Every state has laws that deal with what happens when a person dies without a Will or a Trust (intestacy). In Virginia, if you die without a Will or Trust, the state has a predetermined plan that governs what happens to your assets and your minor children. If you have a lot of faith in elected officials then you need read no further. However, for most of us the government's plan is not our first choice and we need to set up a Will or living Trust which provides instructions for how our business and other assets will be handled, and how our minor children will be cared for. The bottom line is that we all have just two choices, our plan .... or their plan.
So what is a Will and what are the benefits of having a Will? The main purpose of a Will is to name someone to handle your affairs (Executor), establish who will receive your assets, and how they will receive them. Your Executor will be responsible for following the instructions you have provided, for paying any taxes or creditors, and for protecting your estate until all of the assets are distributed. If you have minor children, your Will should also identify a guardian who you want to care for your children and raise them according to your standards. If you have a large estate, your Will should also include tax planning to take advantage of available federal and state estate tax credits.
What about a Trust, what is it and how is it different from a Will? A properly funded revocable or living Trust avoids probate, a Will does not. Probate is a court supervised process intended to make sure that at your death, your assets are distributed as required by your Will. If you have no Will, the court would make sure that your estate and your children are dealt with according to the state's plan. Probate is a very public process which requires that your Will be recorded along with a list of your heirs and a list of all of your assets. Typically Probate fees are charged and the distribution of assets (particularly real estate), is delayed until the court determines that all taxes, creditors, and claims have been fully satisfied. If you own real estate or other assets in more than one state (don't forget that vacation home on the Outer Banks), then your Will is going to be probated in both states.

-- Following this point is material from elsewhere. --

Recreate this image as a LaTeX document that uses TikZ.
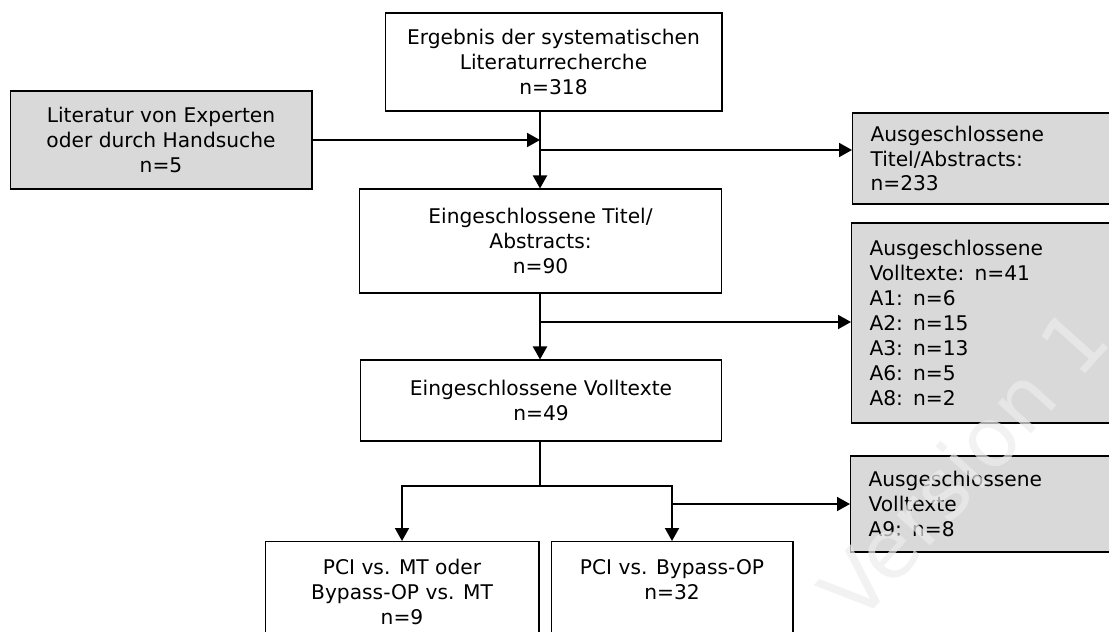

I like to think of a Trust as if it is a suitcase that holds your assets. Instead of owning assets in your own name (vehicles, real estate, personal property, investment accounts), they are legally transferred to your Trust (or suitcase) so that during a lifetime disability, or at your death, they can be managed for your benefit and the benefit of your spouse and children. In addition, anything in the suitcase at your death, avoids probate. In the Trust document you name yourself and perhaps your wife, as the initial Trustees. You also name successor Trustees who could be your CPA or attorney, a financial institution, or a trusted friend or relative. The Trustee is responsible for carrying out your instructions in the Trust document to ensure that the plan for distribution to beneficiaries is properly executed. Because a living Trust is revocable, you can change its terms at any time, and can take assets out or put in additional assets during your lifetime. Remember that the assets in a Trust avoid probate completely, even if they are in another state (that vacation home on the Outer Banks).
Every family situation is unique, if you are married you and your spouse should have separate but compatible Wills or Trusts. Thats because you never know who will die first. If you are in a second marriage or have children from a prior marriage, it is very easy to accidentally disinherit your children if proper Wills and Trusts are not established. If you have an interest in a family business or own your own business, a Will or Trust along with business succession planning is essential to avoid having elected officials determine how your affairs will be handled. Things change in our lives as well, you may acquire new assets, win the lottery, lose relatives to death, move to another state, gain children or grandchildren, buy or sell a house or a business, or go through a divorce. All of these situations are ones that require a review of your estate plan to ensure that your desires will be carried out in the event of a disability or at your death.
Two options, let elected officials determine your estate plan, or design your own estate plan by using a Will or a Trust with the assistance of your attorney. Remember that if you die without a Will or a Trust, the state controls what happens to your children, your assets and any business in which you have an ownership interest.